Robot Discovers Itself, Adapts to Injury from PhysOrg.com
Nothing can possibly go wrong … go wrong … go wrong … The truth behind the old joke is that most robots are programmed with a fairly rigid “model” of what they and the world around them are like. If a robot is damaged or its environment changes unexpectedly, it can’t adapt.

Instead of giving the robot a rigid set of instructions, the researchers let it discover its own nature and work out how to control itself, a process that seems to resemble the way human and animal babies discover and manipulate their bodies. The ability to build this “self-model” is what makes it able to adapt to injury.

It begins by building a series of computer models of how its parts might be arranged, at first just putting them together in random arrangements.
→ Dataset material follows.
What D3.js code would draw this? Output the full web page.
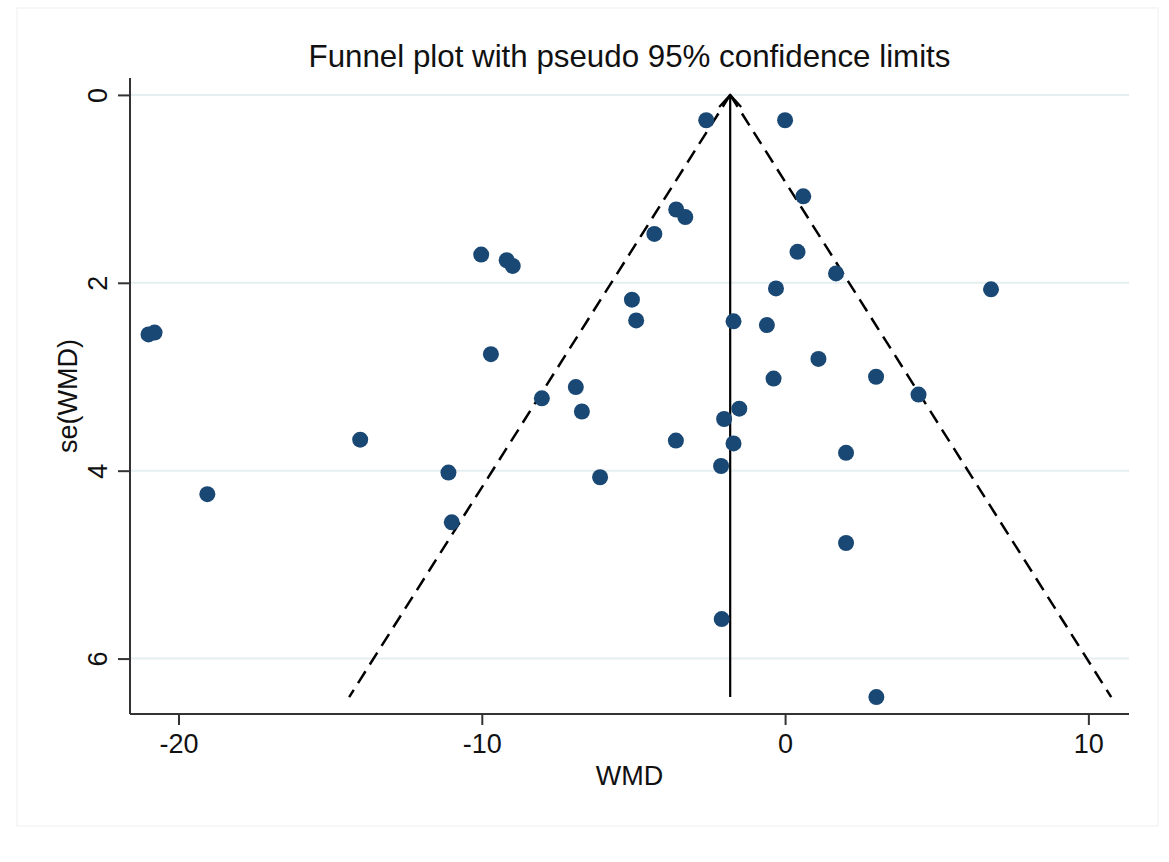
<!DOCTYPE html>
<html>
<head>
<meta charset="utf-8">
<script src="https://cdn.jsdelivr.net/npm/d3@7"></script>
<style>
  html, body { margin: 0; padding: 0; background: #fff; }
  svg { display: block; font-family: "Liberation Sans", Arial, sans-serif; }
</style>
</head>
<body>
<svg id="chart" width="1169" height="862"></svg>
<script>
// Study-level weighted mean differences and their standard errors
const wmd = [-2.60, 0.00, 0.60, -3.59, -3.29, -4.31, 0.41, 1.68, -0.30, -5.05,
             -10.02, -9.18, -8.98, -4.91, -9.70, -8.02, -6.90, -6.70, -3.60, -20.99,
             -20.79, -19.05, -14.01, -11.10, -10.99, -1.70, -0.60, 1.10, -0.38, 3.00,
             4.40, -1.51, -2.01, -1.70, 2.01, -2.11, 2.01, -2.09, 3.01, -6.10, 6.79];
const se  = [0.27, 0.27, 1.08, 1.22, 1.30, 1.48, 1.67, 1.90, 2.06, 2.18,
             1.70, 1.76, 1.82, 2.40, 2.76, 3.23, 3.11, 3.37, 3.68, 2.55,
             2.53, 4.25, 3.67, 4.02, 4.55, 2.41, 2.45, 2.81, 3.02, 3.00,
             3.19, 3.34, 3.45, 3.71, 3.81, 3.95, 4.77, 5.58, 6.41, 4.07, 2.07];

// Pooled estimate and pseudo 95% limits
const pooled = -1.81;
const z = 1.96;

const xTicks = [-20, -10, 0, 10];
const yTicks = [0, 2, 4, 6];

const titleText = "Funnel plot with pseudo 95% confidence limits";
const xTitle = "WMD";
const yTitle = "se(WMD)";

const svg = d3.select("#chart");
const plotL = 130, plotR = 1129, plotT = 78, plotB = 714;

const x = d3.scaleLinear().domain([-21.6, 11.34]).range([plotL, plotR]);
const y = d3.scaleLinear().domain([-0.18, 6.59]).range([plotT, plotB]);

// plain hyphen-minus tick labels
const fmt = d => String(d);

// graph region frame
svg.append("rect")
  .attr("x", 17).attr("y", 8).attr("width", 1141).attr("height", 818)
  .attr("fill", "#fff").attr("stroke", "#f0f0f0").attr("stroke-width", 1);

// horizontal grid
svg.append("g").selectAll("line").data(yTicks).join("line")
  .attr("x1", plotL).attr("x2", plotR)
  .attr("y1", d => y(d)).attr("y2", d => y(d))
  .attr("stroke", "#e5eef0").attr("stroke-width", 2);

// axes
const xAxis = svg.append("g").attr("transform", `translate(0,${plotB})`)
  .call(d3.axisBottom(x).tickValues(xTicks).tickSize(11).tickPadding(9).tickFormat(fmt));
const yAxis = svg.append("g").attr("transform", `translate(${plotL},0)`)
  .call(d3.axisLeft(y).tickValues(yTicks).tickSize(12).tickFormat(fmt));

[xAxis, yAxis].forEach(g => {
  g.select(".domain").attr("stroke", "#333").attr("stroke-width", 2);
  g.selectAll(".tick line").attr("stroke", "#333").attr("stroke-width", 2);
  g.selectAll("text").attr("fill", "#111").style("font-size", "27px")
    .style("font-family", "'Liberation Sans', Arial, sans-serif");
});
xAxis.select(".domain").attr("d", `M${plotL},0H${plotR}`);
yAxis.select(".domain").attr("d", `M0,${plotT}V${plotB}`);

// rotated y tick labels
yAxis.selectAll(".tick text")
  .attr("x", null).attr("dy", null)
  .attr("text-anchor", "middle")
  .attr("transform", "translate(-23,0) rotate(-90)");

// pseudo confidence limits
const seMax = d3.max(se);
const fun = svg.append("g");
fun.append("line")
  .attr("x1", x(pooled)).attr("y1", y(0))
  .attr("x2", x(pooled - z * seMax)).attr("y2", y(seMax))
  .attr("stroke", "#000").attr("stroke-width", 2.5).attr("stroke-dasharray", "14,8");
fun.append("line")
  .attr("x1", x(pooled)).attr("y1", y(0))
  .attr("x2", x(pooled + z * seMax)).attr("y2", y(seMax))
  .attr("stroke", "#000").attr("stroke-width", 2.5).attr("stroke-dasharray", "14,8");

// pooled estimate line with arrowhead
fun.append("line")
  .attr("x1", x(pooled)).attr("y1", y(seMax))
  .attr("x2", x(pooled)).attr("y2", y(0))
  .attr("stroke", "#000").attr("stroke-width", 2.2);
fun.append("path")
  .attr("d", `M${x(pooled) - 11},${y(0) + 12}L${x(pooled)},${y(0)}L${x(pooled) + 11},${y(0) + 12}`)
  .attr("fill", "none").attr("stroke", "#000").attr("stroke-width", 2.2);

// study points
svg.append("g").selectAll("circle").data(d3.range(wmd.length)).join("circle")
  .attr("cx", i => x(wmd[i])).attr("cy", i => y(se[i]))
  .attr("r", 8).attr("fill", "#1a4874");

// titles
svg.append("text").attr("x", (plotL + plotR) / 2).attr("y", 67)
  .attr("text-anchor", "middle").style("font-size", "31.3px").attr("fill", "#111")
  .text(titleText);
svg.append("text").attr("x", (plotL + plotR) / 2).attr("y", 785)
  .attr("text-anchor", "middle").style("font-size", "27px").attr("fill", "#111")
  .text(xTitle);
svg.append("text").attr("transform", `translate(77,${(plotT + plotB) / 2}) rotate(-90)`)
  .attr("text-anchor", "middle").style("font-size", "27px").attr("fill", "#111")
  .text(yTitle);
</script>
</body>
</html>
Then it develops commands it might send to its motors to test the models. A key step, the researchers said, is that it selects the commands most likely to produce different results depending on which model is correct. It executes the commands and revises its models based on the results. It repeats this cycle 15 times, then attempts to move forward.

“The machine does not have a single model of itself — it has many, simultaneous, competing, different, candidate models. The models compete over which can best explain the past experiences of the robot,” Lipson said.

The result is usually an ungainly but functional gait; the most effective so far is a sort of inchworm motion in which the robot alternately moves its legs and body forward.

Once the robot reaches that point, the experimenters remove part of one leg. When the robot can’t move forward, it again builds and tests 16 simulations to develop a new gait.

The researchers limited the robot to 16 test cycles with space exploration in mind. “You don’t want a robot on Mars thrashing around in the sand too much and possibly causing more damage,” Bongard explained.